The numbers say that older people still die at disproportionate rates, if infected (see chart above from new study on underlying conditions as highest mortality risk factors). But people in their 20s, 30s, and 40s now are getting infected with and spreading the coronavirus more than other groups, especially because individuals in this demographic — especially if they are less affluent, black, Latino, or native people — also are essential workers. With the economy still sputtering, joblessness high and not falling as officials hoped, and fears huge about evictions of renters, people who must go out of their homes to work have little choice but to do so.
Biden officials have tried to help struggling families by pushing, too, to get schools re-opened and young people back in them. (This helps get parents, especially moms back to work, if they need to.) The federal Centers for Disease Control and Prevention, with new leadership and reinvigorated in the pandemic fight, has argued that research from around the globe finds lesser risk from re-opened schools as coronavirus spreading sites.
Federal officials are moving to provide increased financial support as well as cajoling to governors, mayors, school boards, and education leaders to get young people returned to class — provided that their teachers, many with underlying health conditions and older, and their powerful unions can be persuaded.
The importance of individual actions
With the federal government now becoming big and active in the battle against the coronavirus, public health officials are stressing still that individual actions will be decisive in the course of the disease in the months ahead, which still may be grim.
Infections and hospitalizations (notably stays in intensive care units) for the coronavirus are falling, sharply, while deaths — a lagging indicator — stay at scary levels. This has led to the easing by states and local governments of public health restrictions, including allowing more restaurant options and the reopening of hair cutting, nail, and other services.
Will these moves cause another spike in cases? Will the Super Bowl go in the books as a super spreader event? Will people take the long president’s weekend to shop and gather and eat — and transmit the virus?
Concern remains high about viral variants and the possibility that the coronavirus might mutate away from the protections that vaccines can provide, even as more types of shots rise on the availability horizon.
This is not the time to ease up and think the pandemic, magically, will end.
In my practice, I see not only the harms that patients suffer while seeking medical services, but also their struggles to access and afford safe, efficient, and excellent health care.

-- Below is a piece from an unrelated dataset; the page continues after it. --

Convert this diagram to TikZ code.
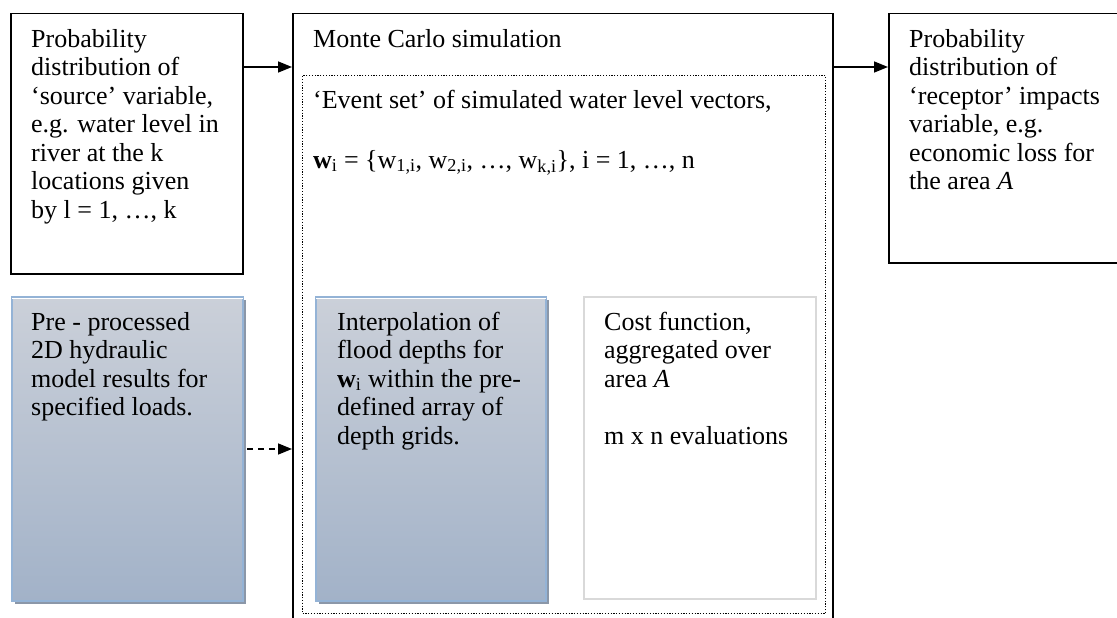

This has become an ordeal due to the skyrocketing cost, complexity, and uncertainty of treatments and prescription medications, too many of which turn out to be dangerous drugs.
The nation has been run down even more, not only by the coronavirus but also months of a flood of anti-scientific falsehoods and federal-level chaos and inaction by a now-gone administration. Folks are trying to reset the country on a better course based on research, evidence, and medical-scientific expertise.
This needs our support with common sense, familiar steps that are not so hard to follow. We can maintain our high hygiene (especially hand washing), cover our faces, keep our distance, avoid closed and poorly ventilated indoor spaces, and mostly stick at home — or stay with people in our immediate households. When given the chance, with careful consideration for individual circumstance, we can take the coronavirus vaccines and encourage others to do so, too. We can get ourselves, our loved ones, and our country to a better place — but we have much hard work to do.